The Battle of Cynoscephalae was fought in 197 BC between the armies of the Roman Republic and Macedon during the Second Macedonian War. In an unexpected encounter, the more flexible Roman force drew out the Macedonian phalanx and used the terrain to break it up before closing to attack from the front and from both flanks. The battle was decisive, leading to Rome's crushing victory over Philip V of Macedon.
Background[]
The end of 198 BC saw the Roman army of Titus Flaminius withdraw for the winter as King Philip V of Macedon raised a new army which included both youths and old men. By the spring of 197 BC, Philip's army stopped to forage for supplies near Pharae in the south. After Roman scouts spotted the Macedonians, Titus Flaminius and his army marched north from Boeotia, hoping to intercept Philip before he could withdraw. The two armies met at the sloping ridge of Cynoscephalae in Thessaly. The Romans had two Roman and two allied legions (20,000 legionary infantry, 2,000 velites, 2,500 equites, and 200 war elephants), plus a substantial contingent of 1,200 Epirote light infantry, 800 Cretan archers, and 6,000 infantry and 400 cavalry from the Aetolian League. Philip had 16,000 sarissa-wielding phalangists, 2,000 agema peltasts, 4,000 Illyrian and Thracian mercenaries, 1,500 Greek hoplite mercenaries, and 2,000 Thessalian and Macedonian cavalry. Each commander knew that their counterpart was close, but the fog caused disorientation among the two armies. Philip's skirmishers were sent to the ridge's summit to get a better view, but they met ten Roman cavalry squadrons and 1,000 velites, and both forces skirmished before informing their commanders of the other army's positions.
Battle[]

The initial skirmish at Cynoscephalae
Flaminius sent 2,000 Aetolian infantry and 500 cavalry to the ridge as reinforcements, and the Antigonid skirmishing force slowly withdrew to the top of the ridge and requested aid from Philip. Philip sent 3,500 cavalry and mercenary infantry to reinforce his skirmishers, and they pushed the Romans back down the slope and almost routed them completely, had it not been for the strategic skirmishing and harassment by the Aetolian allies. The sunrise led to the fog dissipating, but Flaminius' men were demoralized at the sight of their men retreating.
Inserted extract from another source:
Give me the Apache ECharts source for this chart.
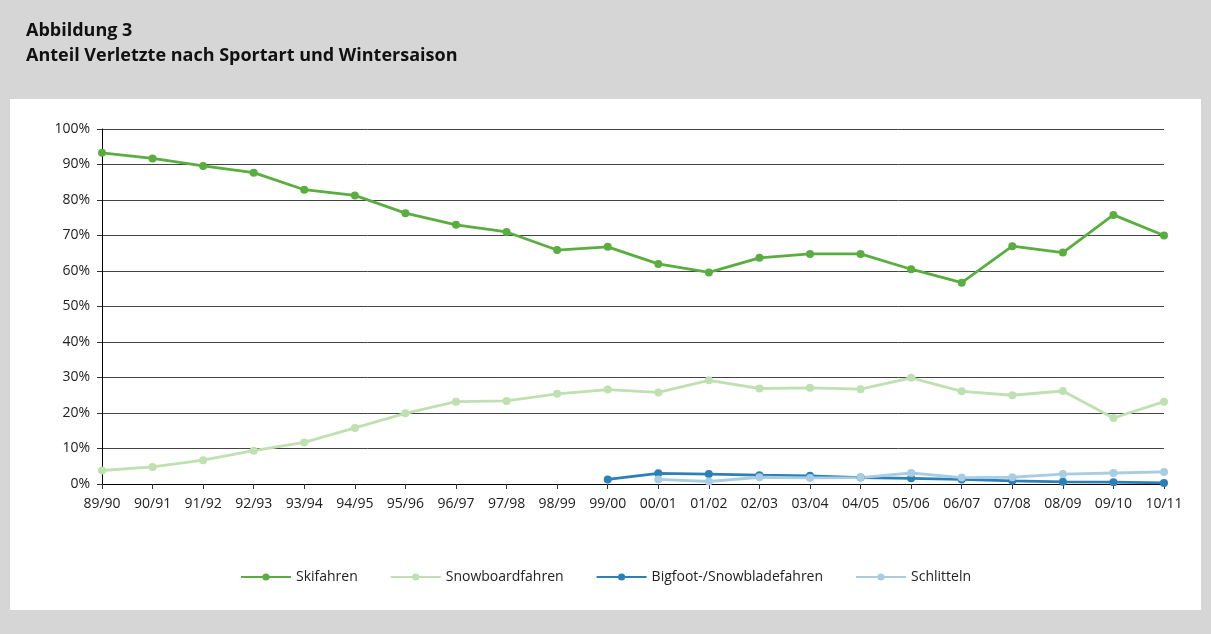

Flaminius ordered his entire army to form up in battle order and addressed his troops at the base of the slope, professing to them that they had fought and beaten the Macedonians before. The Antigonid skirmishers then urged the King to attack while momentum was on their side, and the Macedonian army deployed in battle order. Half of Philip's troops were still foraging, so he sent his general Nicanor the Elephant to follow up when the others had returned. Philip marched the head of his phalanx up the slope, screened by his peltasts and flanked on the right by cavarly. Flaminius advanced with the left side of his line to reinforce the battle between the scouting parties, forcing the Macedonians to retreat up the slope; many were killed, while others fled back towards their King. The two armies both marched up the slope without knowing the other army's intentions, and both armies came into view of one another at the top of the hill. The phalangists charged downhill at the unprepared Romans, and the remnants of Flaminius' scouting force were unprepared and were forced back. The Antigonid and Roman cavalry clashed on the wing as the light infantry skirmished, but the main clash was in the center. The Roman left was chewed up by the bristling pike wall, and Nicanor's army began to crest the ridge on the King's left flank in a rushed marching formation.
The tide turns[]

The dead at the Battle of Cynoscephalae
Flaminius was also being pushed back towards the Roman camp, so he rode over to the Roman right and ordered them to charge at the disorganized Macedonians under Nicanor, most of whom were still arriving or not yet formed up. The phalangists, who were not deployed rigidly, were crushed, and many were killed outright or chased away by the legionaries. A Roman tribune halted 20 maniples (2,500 veteran triarii troops) on the right wing and marched his contingent across the ridge to strike the victorious phalanx of Philip from the rear as it attacked the left; the veteran legionaries then renewed their assault. This intuitive maneuver caused the inflexible phalanx to fragment, and many of its phalangists were killed. Philip was unable to gather his men, and he fled the battlefield as the Romans butchered the remaining Macedonians. A group of Macedonian phalangists raised their pikes to the sky to surrender, but the furious legionaries charged in and massacred all of them. The Romans only lost 700 dead (mostly on their brave left), while the Antigonids lost 8,000 dead and 5,000 captured.